La saison qui commence s'annonce sans répit pour Jean Lambert-wild : metteur en scène associé au Granit, il créé deux spectacles, "le Terrier" de Kafka proposé en appartement à partir du 18 octobre et "Orgia" de Pasolini pour le mois de février. Il élabore le livret et la scénographie de "Spaghetti's club", une pièce musicale de son collaborateur régulier, Jean-Luc Therminarias, qui sera jouée en plusieurs étapes à travers le monde avec des artistes bulgares, américains, allemands et anglais. Depuis 3 ans, il est également directeur artistique du 326, une coopérative d'artistes internationaux de divers disciplines qu'il a lui-même initiée. Parmi les projets liés, un label d'éditions CD va fêter prochainement ses premières sor-ties. Et sans les détailler, plusieurs lectures dont une randonnée poétique dans les Vosges, des productions diverses, l'animation d'un atelier amateur avec le 35e RI de Belfort sont également programmées. Entre ces activités, il trouve encore le temps d'écrire, annonçant la première partie d'une trilogie qui sera son sixième texte...
Tout juste s'émeut-il de cet agenda chargé, tellement heureux, à l'entendre, d'être immergé dans le monde du théâtre. Ses journées commencent à 5 h du matin, mais il «s'épanouit dans le travail». «Pasolini disait qu'il avait une vitalité désespérée, moi c'est une vitalité inespérée. Mais le jour où la lassitude advient, j'arrête».
Il a découvert le théâtre tard, à 23 ans, après une licence de philosophie. «J'y suis venu de façon étonnante. J'écrivais par «compulsion maladive», des gens se sont intéressés à mes textes et quelqu'un m'a demandé de monter l'un d'eux. Mais le véritable détonateur a été ma rencontre avec Matthias Langhoff. Sa mise en scène de "Trois soeurs" de Tchekhov a été un choc immédiat, qui m'a fait découvrir que le théâtre n'était pas un espace clos et bourgeois comme je le croyais mais un véritable espace de liberté».
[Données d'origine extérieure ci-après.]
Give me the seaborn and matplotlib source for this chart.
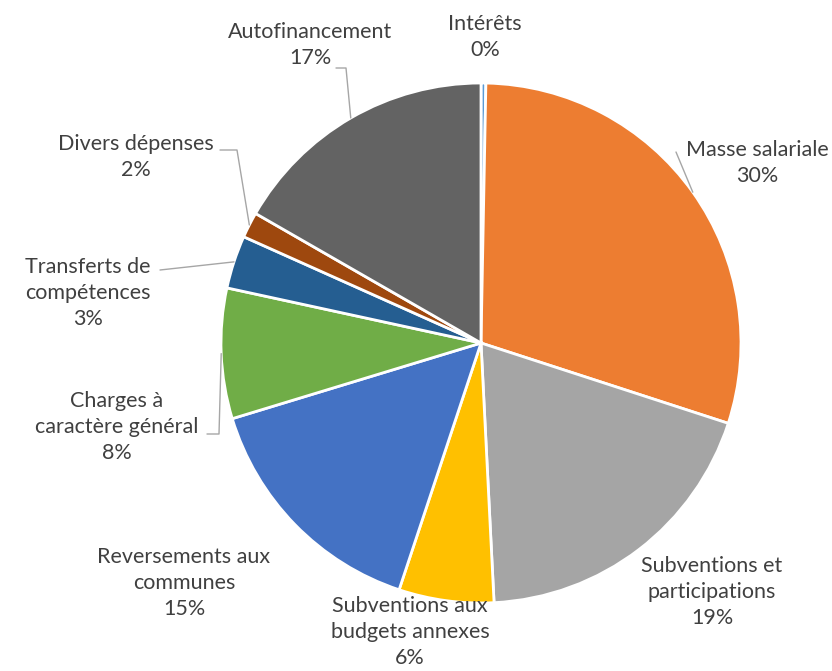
import numpy as np
import seaborn as sns
import matplotlib.pyplot as plt

# ---------------------- Data ----------------------------------------------------
labels = ["Intérêts", "Masse salariale", "Subventions et\nparticipations",
          "Subventions aux\nbudgets annexes", "Reversements aux\ncommunes",
          "Charges à\ncaractère général", "Transferts de\ncompétences",
          "Divers dépenses", "Autofinancement"]
values = [0.3, 29.7, 19.2, 5.9, 15.2, 8.1, 3.3, 1.6, 16.7]
colors = ["#5B9BD5", "#ED7D31", "#A5A5A5", "#FFC000", "#4472C4",
          "#70AD47", "#255E91", "#9E480E", "#636363"]

# ---------------------- Layout (pixel coords, origin top-left) -------------------
W, H = 832, 671
CX, CY, R = 481, 343, 260
label_pos = [(485, 37), (757, 163), (712, 592), (410, 632), (184, 583),
             (117, 427), (88, 293), (136, 157), (310, 45)]
# leader line start points (text side); None = no leader
leaders = [None, [(676, 152)], None, None, None,
           [(207, 434), (219, 434)], [(160, 270)],
           [(220, 150), (237, 150)], [(336, 68), (346, 68)]]

sns.set_theme(style="white")
plt.rcParams['font.family'] = ['Lato', 'DejaVu Sans']

fig = plt.figure(figsize=(W / 100, H / 100), dpi=100)
ax = fig.add_axes([0, 0, 1, 1])
ax.axis("off")

wedges, _ = ax.pie(values, colors=colors, startangle=90, counterclock=False,
                   radius=R, center=(0, 0),
                   wedgeprops=dict(edgecolor="white", linewidth=2))
ax.set_xlim(-CX, W - CX)
ax.set_ylim(-(H - CY), CY)


def to_data(p):
    return p[0] - CX, CY - p[1]


for i, w in enumerate(wedges):
    pct = int(round(values[i]))
    x, y = to_data(label_pos[i])
    ax.text(x, y, f"{labels[i]}\n{pct}%", ha="center", va="center",
            fontsize=15.5, color="#404040", linespacing=1.35)
    if leaders[i] is not None:
        mid = np.deg2rad((w.theta1 + w.theta2) / 2)
        pts = [to_data(p) for p in leaders[i]]
        pts.append((R * np.cos(mid), R * np.sin(mid)))
        xs, ys = zip(*pts)
        ax.plot(xs, ys, color="#A6A6A6", linewidth=1)

fig.savefig("out.png", dpi=100)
«Un exilé perpétuellement désarmé»
En 5 ans, il a tracé un chemin remarquable, mettant notamment en scène à Belfort son texte "Splendeur et lassitude du capitaine Marion Déperrier". Il réfute le mot autodidacte, préférant parler de compagnonnage auprès de «grands maîtres» pour qui il a été assistant : Matthias Langhoff et sa collaboratrice Martine Colcomb, Michel Dubois, Jean-Yves Lazennec lui ont tous appris énormément.
« L'apprentissage avec Langhoff a été très important. Il m'a par exemple mis sur le plateau pour me faire comprendre ce qu'est un comédien. J'ai surtout compris que je ne l'étais pas ! Je fais des lectures, des performances, mais ce sont plutôt des amusements sérieux loin du travail d'un comédien. Je me définis plutôt comme poète, au sens étymologique, parce que je suis écrivain et metteur en scène». Autre rencontre qui a compté, celle de Henri Taquet, le directeur du Granit : «C'est le soutien sans réserves qu'il m'accordé qui me permet de continuer à travailler. Il laisse sa chance à de jeunes metteurs en scène, avec des vrais moyens, et ce n'est pas fréquent en France. En général, on n'aide que ceux qui sont déjà aidés. Avant de m'accueillir, Henri Taquet avait juste lu un texte et vu un spectacle monté dans la cave d'un bar PMU !».
Ce soutien explique la présence fortuite de Jean Lambert-wild à Belfort. «Je mène des travaux pour le Granit mais je suis indépendant et j'y tiens. Je suis né à la Réunion, ma terre est très loin, je suis en exil volontaire. Je tiens à rester un exilé perpétuellement désarmé ; ce qui permet de garder un esprit de migration possible». Mais si Belfort l'a adopté, la réciproque est vraie : «J'aime Belfort pour beaucoup de raison. C'est une ville agréable où les politiques font un effort culturel énorme pour une commune de 50000 habitants. Il me semble que les gens s'entraident, font attention les uns aux autres. Ce n'est pas le cas à Paris et pour ça je ne peux y vivre. Et puis Belfort est un Territoire, je viens d'une île, il y a une certaine ressemblance».